Problem description → Please return the full listing below without altering anything.

Information provided →
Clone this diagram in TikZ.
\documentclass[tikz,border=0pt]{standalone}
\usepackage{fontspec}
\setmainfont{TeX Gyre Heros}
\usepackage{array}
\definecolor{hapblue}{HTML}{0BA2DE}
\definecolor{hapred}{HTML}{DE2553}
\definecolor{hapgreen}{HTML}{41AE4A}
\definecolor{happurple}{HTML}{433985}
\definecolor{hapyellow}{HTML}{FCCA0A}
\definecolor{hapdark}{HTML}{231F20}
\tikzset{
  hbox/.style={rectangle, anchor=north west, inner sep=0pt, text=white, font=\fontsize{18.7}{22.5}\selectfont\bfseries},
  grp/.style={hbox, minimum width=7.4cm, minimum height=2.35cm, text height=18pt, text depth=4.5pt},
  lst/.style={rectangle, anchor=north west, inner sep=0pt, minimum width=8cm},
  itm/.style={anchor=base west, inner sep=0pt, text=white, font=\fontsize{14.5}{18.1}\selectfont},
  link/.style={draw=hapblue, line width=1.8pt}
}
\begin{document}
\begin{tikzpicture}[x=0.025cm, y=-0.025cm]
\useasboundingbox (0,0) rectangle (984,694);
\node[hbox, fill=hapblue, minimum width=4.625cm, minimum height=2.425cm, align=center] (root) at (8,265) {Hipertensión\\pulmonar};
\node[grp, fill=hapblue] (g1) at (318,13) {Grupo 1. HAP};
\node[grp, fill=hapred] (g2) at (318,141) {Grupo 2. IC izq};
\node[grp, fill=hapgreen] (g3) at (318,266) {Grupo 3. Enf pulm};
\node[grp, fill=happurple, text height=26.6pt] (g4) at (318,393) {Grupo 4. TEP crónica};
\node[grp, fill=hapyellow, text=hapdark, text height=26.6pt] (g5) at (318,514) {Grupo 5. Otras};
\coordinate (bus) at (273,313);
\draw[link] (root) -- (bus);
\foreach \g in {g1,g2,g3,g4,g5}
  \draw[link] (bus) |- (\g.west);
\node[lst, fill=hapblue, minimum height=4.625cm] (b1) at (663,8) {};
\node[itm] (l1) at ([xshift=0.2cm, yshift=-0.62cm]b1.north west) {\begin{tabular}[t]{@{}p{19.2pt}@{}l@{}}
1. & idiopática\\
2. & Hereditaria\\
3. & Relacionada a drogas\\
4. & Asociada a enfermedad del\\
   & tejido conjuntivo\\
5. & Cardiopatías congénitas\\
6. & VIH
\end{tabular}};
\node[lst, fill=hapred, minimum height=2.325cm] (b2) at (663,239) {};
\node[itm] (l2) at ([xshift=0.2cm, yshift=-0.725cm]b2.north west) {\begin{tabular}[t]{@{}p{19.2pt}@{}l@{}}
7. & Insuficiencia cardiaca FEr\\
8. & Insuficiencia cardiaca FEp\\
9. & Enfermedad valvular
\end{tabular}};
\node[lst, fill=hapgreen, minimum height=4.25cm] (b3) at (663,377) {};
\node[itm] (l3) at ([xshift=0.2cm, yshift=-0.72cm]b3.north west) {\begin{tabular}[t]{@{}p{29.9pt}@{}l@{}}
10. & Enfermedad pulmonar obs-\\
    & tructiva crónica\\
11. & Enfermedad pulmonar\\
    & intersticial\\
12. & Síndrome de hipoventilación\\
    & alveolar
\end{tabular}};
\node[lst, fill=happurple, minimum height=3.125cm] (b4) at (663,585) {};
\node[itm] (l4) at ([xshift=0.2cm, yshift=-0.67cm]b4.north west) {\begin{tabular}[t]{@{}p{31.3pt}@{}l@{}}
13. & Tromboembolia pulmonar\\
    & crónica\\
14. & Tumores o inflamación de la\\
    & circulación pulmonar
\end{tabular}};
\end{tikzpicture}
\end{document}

Task solution →
Clone this diagram in TikZ.
\documentclass[tikz,border=0pt]{standalone}
\usepackage{fontspec}
\setmainfont{TeX Gyre Heros}
\usepackage{array}
\definecolor{hapblue}{HTML}{0BA2DE}
\definecolor{hapred}{HTML}{DE2553}
\definecolor{hapgreen}{HTML}{41AE4A}
\definecolor{happurple}{HTML}{433985}
\definecolor{hapyellow}{HTML}{FCCA0A}
\definecolor{hapdark}{HTML}{231F20}
\tikzset{
  hbox/.style={rectangle, anchor=north west, inner sep=0pt, text=white, font=\fontsize{18.7}{22.5}\selectfont\bfseries},
  grp/.style={hbox, minimum width=7.4cm, minimum height=2.35cm, text height=18pt, text depth=4.5pt},
  lst/.style={rectangle, anchor=north west, inner sep=0pt, minimum width=8cm},
  itm/.style={anchor=base west, inner sep=0pt, text=white, font=\fontsize{14.5}{18.1}\selectfont},
  link/.style={draw=hapblue, line width=1.8pt}
}
\begin{document}
\begin{tikzpicture}[x=0.025cm, y=-0.025cm]
\useasboundingbox (0,0) rectangle (984,694);
\node[hbox, fill=hapblue, minimum width=4.625cm, minimum height=2.425cm, align=center] (root) at (8,265) {Hipertensión\\pulmonar};
\node[grp, fill=hapblue] (g1) at (318,13) {Grupo 1. HAP};
\node[grp, fill=hapred] (g2) at (318,141) {Grupo 2. IC izq};
\node[grp, fill=hapgreen] (g3) at (318,266) {Grupo 3. Enf pulm};
\node[grp, fill=happurple, text height=26.6pt] (g4) at (318,393) {Grupo 4. TEP crónica};
\node[grp, fill=hapyellow, text=hapdark, text height=26.6pt] (g5) at (318,514) {Grupo 5. Otras};
\coordinate (bus) at (273,313);
\draw[link] (root) -- (bus);
\foreach \g in {g1,g2,g3,g4,g5}
  \draw[link] (bus) |- (\g.west);
\node[lst, fill=hapblue, minimum height=4.625cm] (b1) at (663,8) {};
\node[itm] (l1) at ([xshift=0.2cm, yshift=-0.62cm]b1.north west) {\begin{tabular}[t]{@{}p{19.2pt}@{}l@{}}
1. & idiopática\\
2. & Hereditaria\\
3. & Relacionada a drogas\\
4. & Asociada a enfermedad del\\
   & tejido conjuntivo\\
5. & Cardiopatías congénitas\\
6. & VIH
\end{tabular}};
\node[lst, fill=hapred, minimum height=2.325cm] (b2) at (663,239) {};
\node[itm] (l2) at ([xshift=0.2cm, yshift=-0.725cm]b2.north west) {\begin{tabular}[t]{@{}p{19.2pt}@{}l@{}}
7. & Insuficiencia cardiaca FEr\\
8. & Insuficiencia cardiaca FEp\\
9. & Enfermedad valvular
\end{tabular}};
\node[lst, fill=hapgreen, minimum height=4.25cm] (b3) at (663,377) {};
\node[itm] (l3) at ([xshift=0.2cm, yshift=-0.72cm]b3.north west) {\begin{tabular}[t]{@{}p{29.9pt}@{}l@{}}
10. & Enfermedad pulmonar obs-\\
    & tructiva crónica\\
11. & Enfermedad pulmonar\\
    & intersticial\\
12. & Síndrome de hipoventilación\\
    & alveolar
\end{tabular}};
\node[lst, fill=happurple, minimum height=3.125cm] (b4) at (663,585) {};
\node[itm] (l4) at ([xshift=0.2cm, yshift=-0.67cm]b4.north west) {\begin{tabular}[t]{@{}p{31.3pt}@{}l@{}}
13. & Tromboembolia pulmonar\\
    & crónica\\
14. & Tumores o inflamación de la\\
    & circulación pulmonar
\end{tabular}};
\end{tikzpicture}
\end{document}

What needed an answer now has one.